- _DATA PROVIDED_
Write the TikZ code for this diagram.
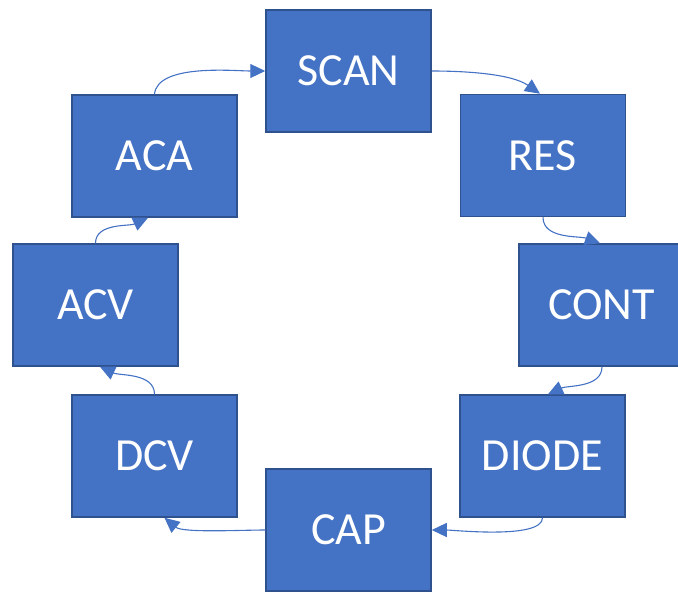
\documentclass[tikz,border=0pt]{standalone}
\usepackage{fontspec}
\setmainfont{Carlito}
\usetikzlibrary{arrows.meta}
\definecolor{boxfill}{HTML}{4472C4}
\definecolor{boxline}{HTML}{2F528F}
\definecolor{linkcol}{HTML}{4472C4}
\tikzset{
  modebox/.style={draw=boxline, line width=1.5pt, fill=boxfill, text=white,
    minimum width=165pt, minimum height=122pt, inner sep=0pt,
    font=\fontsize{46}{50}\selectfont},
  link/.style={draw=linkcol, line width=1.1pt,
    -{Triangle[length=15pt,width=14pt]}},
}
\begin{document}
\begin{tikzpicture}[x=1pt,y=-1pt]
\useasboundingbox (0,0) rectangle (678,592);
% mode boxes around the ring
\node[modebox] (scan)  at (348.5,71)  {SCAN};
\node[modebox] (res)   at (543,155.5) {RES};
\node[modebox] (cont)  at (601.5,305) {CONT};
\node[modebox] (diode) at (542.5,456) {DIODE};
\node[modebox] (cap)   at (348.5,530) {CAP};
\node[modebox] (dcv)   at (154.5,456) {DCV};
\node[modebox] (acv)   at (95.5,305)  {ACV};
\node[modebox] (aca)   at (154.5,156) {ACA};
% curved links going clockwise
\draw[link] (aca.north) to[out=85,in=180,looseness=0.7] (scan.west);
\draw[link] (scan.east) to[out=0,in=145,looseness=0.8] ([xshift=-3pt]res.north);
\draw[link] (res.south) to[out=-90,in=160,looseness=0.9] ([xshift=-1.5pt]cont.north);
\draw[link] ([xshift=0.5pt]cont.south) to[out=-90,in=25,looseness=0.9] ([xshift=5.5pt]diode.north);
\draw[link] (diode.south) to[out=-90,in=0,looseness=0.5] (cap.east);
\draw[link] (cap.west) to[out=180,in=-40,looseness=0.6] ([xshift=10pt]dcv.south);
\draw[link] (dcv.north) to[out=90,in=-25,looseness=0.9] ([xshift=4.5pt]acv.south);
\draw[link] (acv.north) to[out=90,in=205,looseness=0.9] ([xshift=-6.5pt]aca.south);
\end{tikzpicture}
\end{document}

- _EXERCISE INSTRUCTIONS_
Transcribe the material exactly, leaving every picture out.

- _COMPLETE OUTPUT_
Write the TikZ code for this diagram.
\documentclass[tikz,border=0pt]{standalone}
\usepackage{fontspec}
\setmainfont{Carlito}
\usetikzlibrary{arrows.meta}
\definecolor{boxfill}{HTML}{4472C4}
\definecolor{boxline}{HTML}{2F528F}
\definecolor{linkcol}{HTML}{4472C4}
\tikzset{
  modebox/.style={draw=boxline, line width=1.5pt, fill=boxfill, text=white,
    minimum width=165pt, minimum height=122pt, inner sep=0pt,
    font=\fontsize{46}{50}\selectfont},
  link/.style={draw=linkcol, line width=1.1pt,
    -{Triangle[length=15pt,width=14pt]}},
}
\begin{document}
\begin{tikzpicture}[x=1pt,y=-1pt]
\useasboundingbox (0,0) rectangle (678,592);
% mode boxes around the ring
\node[modebox] (scan)  at (348.5,71)  {SCAN};
\node[modebox] (res)   at (543,155.5) {RES};
\node[modebox] (cont)  at (601.5,305) {CONT};
\node[modebox] (diode) at (542.5,456) {DIODE};
\node[modebox] (cap)   at (348.5,530) {CAP};
\node[modebox] (dcv)   at (154.5,456) {DCV};
\node[modebox] (acv)   at (95.5,305)  {ACV};
\node[modebox] (aca)   at (154.5,156) {ACA};
% curved links going clockwise
\draw[link] (aca.north) to[out=85,in=180,looseness=0.7] (scan.west);
\draw[link] (scan.east) to[out=0,in=145,looseness=0.8] ([xshift=-3pt]res.north);
\draw[link] (res.south) to[out=-90,in=160,looseness=0.9] ([xshift=-1.5pt]cont.north);
\draw[link] ([xshift=0.5pt]cont.south) to[out=-90,in=25,looseness=0.9] ([xshift=5.5pt]diode.north);
\draw[link] (diode.south) to[out=-90,in=0,looseness=0.5] (cap.east);
\draw[link] (cap.west) to[out=180,in=-40,looseness=0.6] ([xshift=10pt]dcv.south);
\draw[link] (dcv.north) to[out=90,in=-25,looseness=0.9] ([xshift=4.5pt]acv.south);
\draw[link] (acv.north) to[out=90,in=205,looseness=0.9] ([xshift=-6.5pt]aca.south);
\end{tikzpicture}
\end{document}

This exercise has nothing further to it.